KOVEFOKTIL works closely with an Australian voluntary organisation — East Timor Women Australia (ETWA) — in a joint project to train East Timorese women to make handcrafts and find markets for their products overseas. The practical nature of this project derives its impetus from the recognition that women are not homogenous but are affected by many factors, notably class, education, age and so on.

Catherine Scott, of the Catholic Institute for International Relations, points out that ‘in East Timor, the majority of women are illiterate, uneducated subsistence farmers. The majority live in rural areas, in an overwhelmingly patriarchal society shaped by centuries of indigenous cultures and religious beliefs, and influenced also by the overlaying gendered impact of Portuguese colonialism and (mostly) Catholic Christianity. They have been marginalised from politics, and collective community agency has been hampered not only by cultural norms, but also by colonial and neo-colonial obstacles, felt most acutely over the last twenty five years during the suffocating and brutal Indonesian occupation.’

Given these facts, KOVEFOKTIL and ETWA focus on direct economic empowerment of women, while, of course, supporting the elimination of domestic violence and the importance of having more women parliamentarians.
The example set by women’s courage during the occupation and the collaborative approach of KOVEFOKTIL is encouraging for younger generations of women vying for status in a free East Timor. Three generations from more than seven districts in East Timor work to ensure that KOVEFOKTIL is sustainable in the long term, nullifying the myths of generational and geographic disputes.

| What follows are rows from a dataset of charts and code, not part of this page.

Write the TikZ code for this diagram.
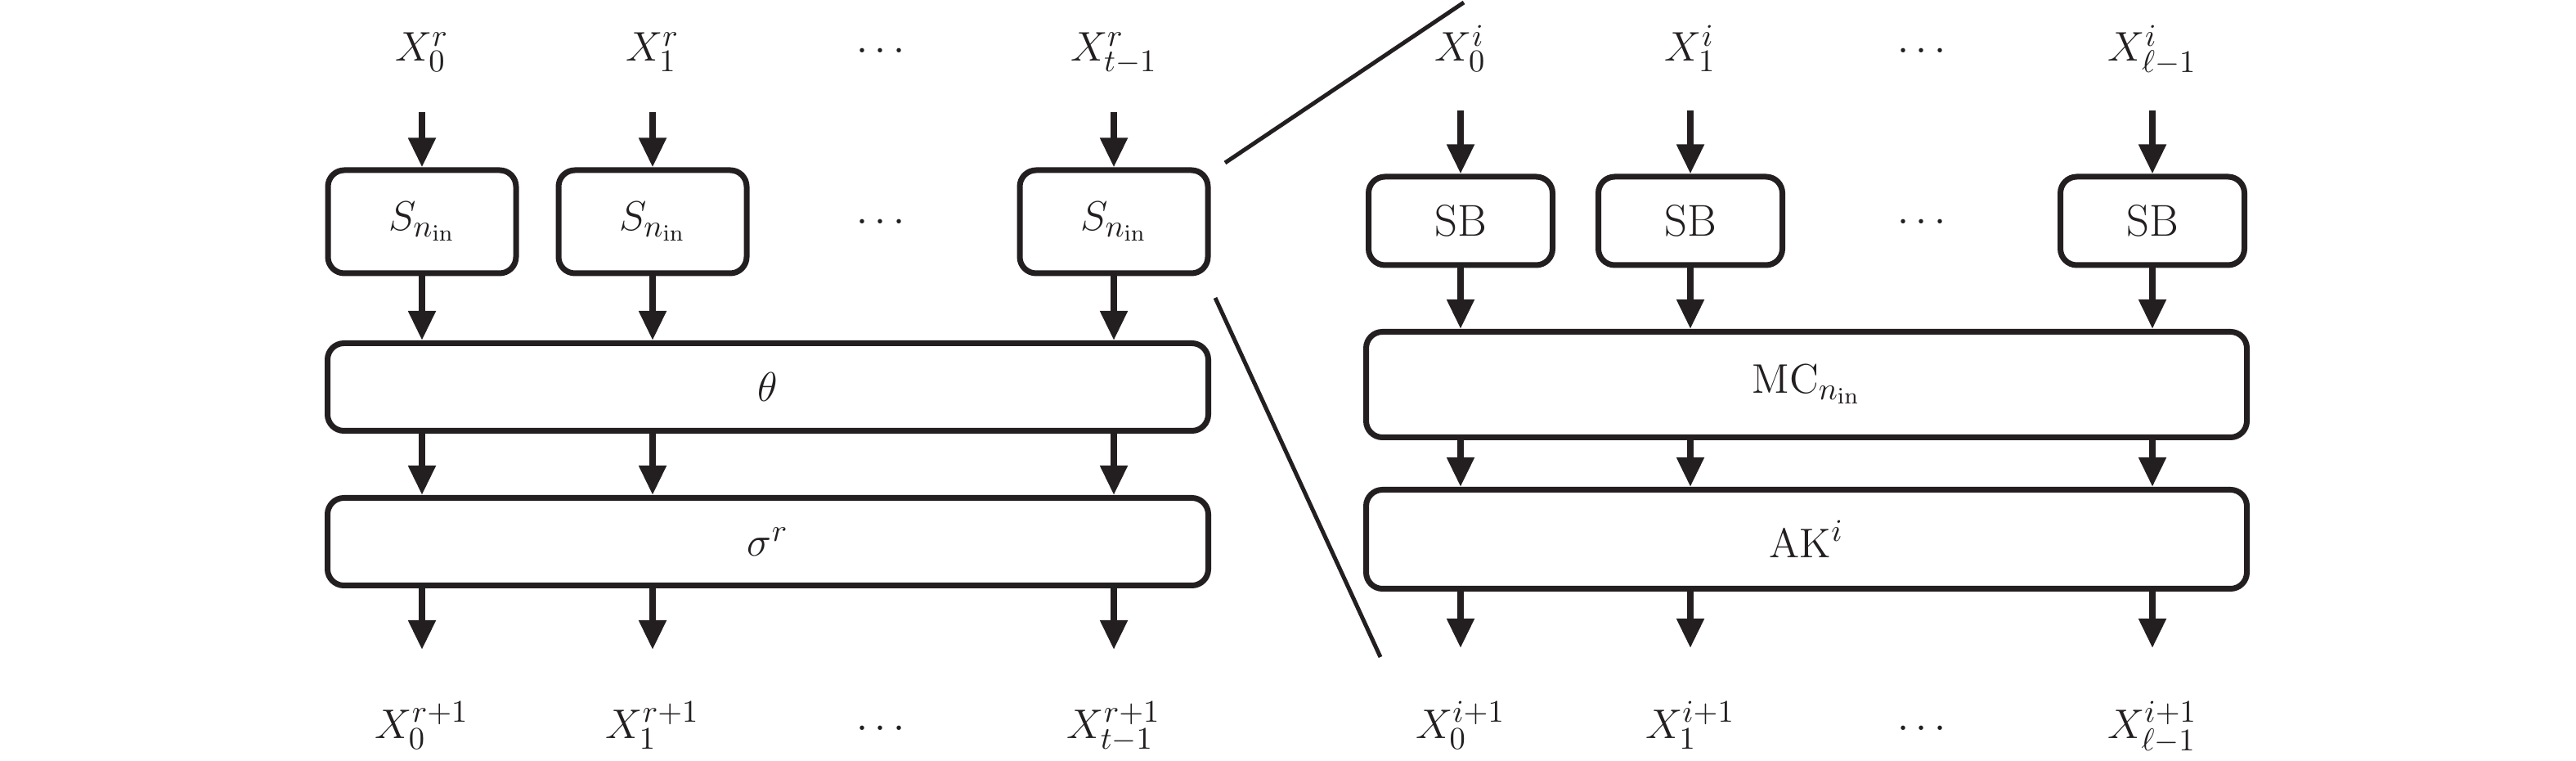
\documentclass[tikz,border=0pt]{standalone}
\usetikzlibrary{arrows.meta}
\definecolor{ink}{RGB}{35,31,32}

\begin{document}
\begin{tikzpicture}[
	x=0.1mm,
	y=-0.1mm,
	every node/.style={text=ink,font=\fontsize{15.5}{18}\selectfont},
	lbl/.style={anchor=base},
	box/.style={draw=ink,line width=0.7mm,rounded corners=2mm,inner sep=0pt},
	sbox/.style={box,minimum width=23mm,minimum height=12.6mm},
	sbbox/.style={box,minimum width=22.5mm,minimum height=10.8mm},
	wbox/.style={box,minimum width=107.7mm},
	arr/.style={draw=ink,line width=0.8mm,-{Triangle[length=3.6mm,width=3.2mm]}},
	zoomline/.style={draw=ink,line width=0.5mm}
	]
	\useasboundingbox (0,0) rectangle (3150,930);
	% left: one round
	\node[lbl] (Xr0) at (516,75) {$X^{r}_{0}$};
	\node[lbl] (Xr1) at (798,75) {$X^{r}_{1}$};
	\node[lbl] (Xrd) at (1077,75) {$\cdots$};
	\node[lbl] (Xrt) at (1362,75) {$X^{r}_{t-1}$};
	\node[sbox] (S1) at (516,271) {$S_{n_{\mathrm{in}}}$};
	\node[sbox] (S2) at (798,271) {$S_{n_{\mathrm{in}}}$};
	\node[lbl] (Sd) at (1077,284) {$\cdots$};
	\node[sbox] (S3) at (1362,271) {$S_{n_{\mathrm{in}}}$};
	\node[wbox,minimum height=10.7mm] (theta) at (939,473) {$\theta$};
	\node[wbox,minimum height=10.7mm] (sigma) at (939,662) {$\sigma^{r}$};
	\node[lbl] (Yr0) at (516,903) {$X^{r+1}_{0}$};
	\node[lbl] (Yr1) at (798,903) {$X^{r+1}_{1}$};
	\node[lbl] (Yrd) at (1077,903) {$\cdots$};
	\node[lbl] (Yrt) at (1362,903) {$X^{r+1}_{t-1}$};
	\coordinate (in1) at (516,137);
	\coordinate (in2) at (798,137);
	\coordinate (in3) at (1362,137);
	\coordinate (out1) at (516,794);
	\coordinate (out2) at (798,794);
	\coordinate (out3) at (1362,794);
	\draw[arr] (in1) -- (S1.north);
	\draw[arr] (in2) -- (S2.north);
	\draw[arr] (in3) -- (S3.north);
	\draw[arr] (S1.south) -- (theta.north -| S1);
	\draw[arr] (S2.south) -- (theta.north -| S2);
	\draw[arr] (S3.south) -- (theta.north -| S3);
	\draw[arr] (theta.south -| S1) -- (sigma.north -| S1);
	\draw[arr] (theta.south -| S2) -- (sigma.north -| S2);
	\draw[arr] (theta.south -| S3) -- (sigma.north -| S3);
	\draw[arr] (sigma.south -| S1) -- (out1);
	\draw[arr] (sigma.south -| S2) -- (out2);
	\draw[arr] (sigma.south -| S3) -- (out3);
	% right: inside the S-box
	\node[lbl] (Xi0) at (1786,75) {$X^{i}_{0}$};
	\node[lbl] (Xi1) at (2067,75) {$X^{i}_{1}$};
	\node[lbl] (Xid) at (2350,75) {$\cdots$};
	\node[lbl] (Xil) at (2632,75) {$X^{i}_{\ell-1}$};
	\node[sbbox] (SB1) at (1786,270) {SB};
	\node[sbbox] (SB2) at (2067,270) {SB};
	\node[lbl] (SBd) at (2350,284) {$\cdots$};
	\node[sbbox] (SB3) at (2632,270) {SB};
	\node[wbox,minimum height=12.9mm] (MC) at (2209,470) {$\mathrm{MC}_{n_{\mathrm{in}}}$};
	\node[wbox,minimum height=12.1mm] (AK) at (2209,659) {$\mathrm{AK}^{i}$};
	\node[lbl] (Yi0) at (1786,903) {$X^{i+1}_{0}$};
	\node[lbl] (Yi1) at (2067,903) {$X^{i+1}_{1}$};
	\node[lbl] (Yid) at (2350,903) {$\cdots$};
	\node[lbl] (Yil) at (2632,903) {$X^{i+1}_{\ell-1}$};
	\coordinate (in4) at (1786,135);
	\coordinate (in5) at (2067,135);
	\coordinate (in6) at (2632,135);
	\coordinate (out4) at (1786,792);
	\coordinate (out5) at (2067,792);
	\coordinate (out6) at (2632,792);
	\draw[arr] (in4) -- (SB1.north);
	\draw[arr] (in5) -- (SB2.north);
	\draw[arr] (in6) -- (SB3.north);
	\draw[arr] (SB1.south) -- (MC.north -| SB1);
	\draw[arr] (SB2.south) -- (MC.north -| SB2);
	\draw[arr] (SB3.south) -- (MC.north -| SB3);
	\draw[arr] (MC.south -| SB1) -- (AK.north -| SB1);
	\draw[arr] (MC.south -| SB2) -- (AK.north -| SB2);
	\draw[arr] (MC.south -| SB3) -- (AK.north -| SB3);
	\draw[arr] (AK.south -| SB1) -- (out4);
	\draw[arr] (AK.south -| SB2) -- (out5);
	\draw[arr] (AK.south -| SB3) -- (out6);
	% zoom lines
	\coordinate (z1) at (1498,199);
	\coordinate (z2) at (1790,3);
	\coordinate (z3) at (1486,364);
	\coordinate (z4) at (1688,803);
	\draw[zoomline] (z1) -- (z2);
	\draw[zoomline] (z3) -- (z4);
\end{tikzpicture}
\end{document}
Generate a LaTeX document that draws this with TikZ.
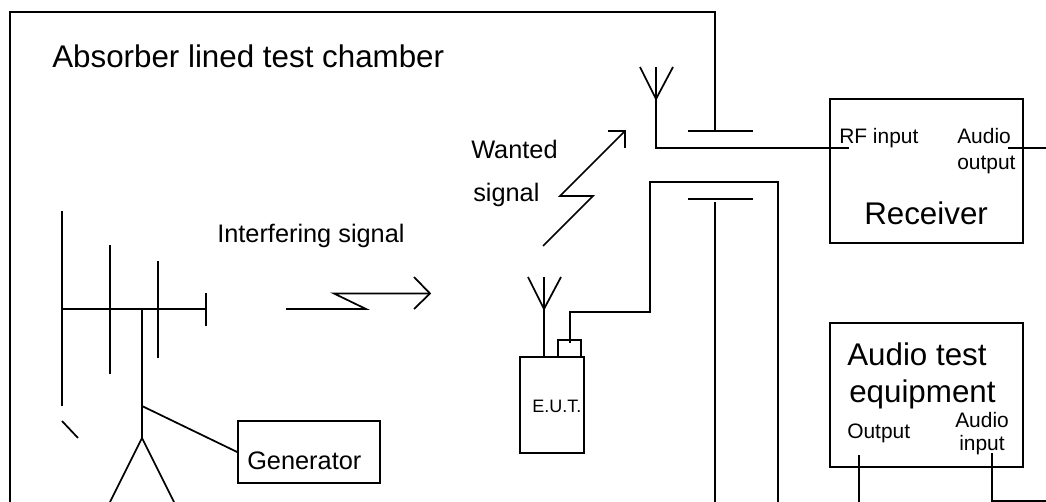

This remarkable cooperation has resulted time and again in the equitable distribution of profits from ETWA’s fundraisers to KOVEFOKTIL members. Thus begins a process of mutual solidarity, confidence and cross-cultural understanding between ETWA and KOVEFOKTIL.
KOVEFOKTIL also aims to maintain East Timorese cultural practices through the production of Tais (traditional cloth). When designing a program to support rural women in Iliomar, Balbina highlighted the parallel benefits of economic and cultural development. By encouraging women to produce Tais using traditional spinning, dying and weaving techniques, East Timorese cultural practices are maintained, and the sale of the Tais will improve the life chances of women and their families.

ETWA were fortunate to have representatives at the inauguration meetings in April 2004, and assisted KOVEFOKTIL with finances to purchase the first batch of traditional Tais later that year.
This year, the women of Iliomar once again commemorated Olympia da Costa’s death on International Women’s Day. The remembrance transported many of them back to the horrific pain of the occupation. For others, like Balbina, Olympia’s determination continues to spur their commitment to a new struggle in the contested space of economic and social emancipation of women. All strength to them.

E. Chamberlain, The struggle in Iliomar: Resistance in rural East Timor, 2003, ISBN 0 9750350 0 2.

M. de Fatima Pinto, Mobilising women for the sustainable rebuilding of East Timor Sustaining our Communities conference, Adelaide, 3-6 March 2002.

E. Franks, Women and Resistance in East Timor, Women’s Studies International Forum, Vol 19, Nos 1/2 pp 155-168, 1996.

C. Scott, Are women included or excluded in Post-Conflict Reconstruction?: A Case study from East Timor, CIIR, 30 June 2003.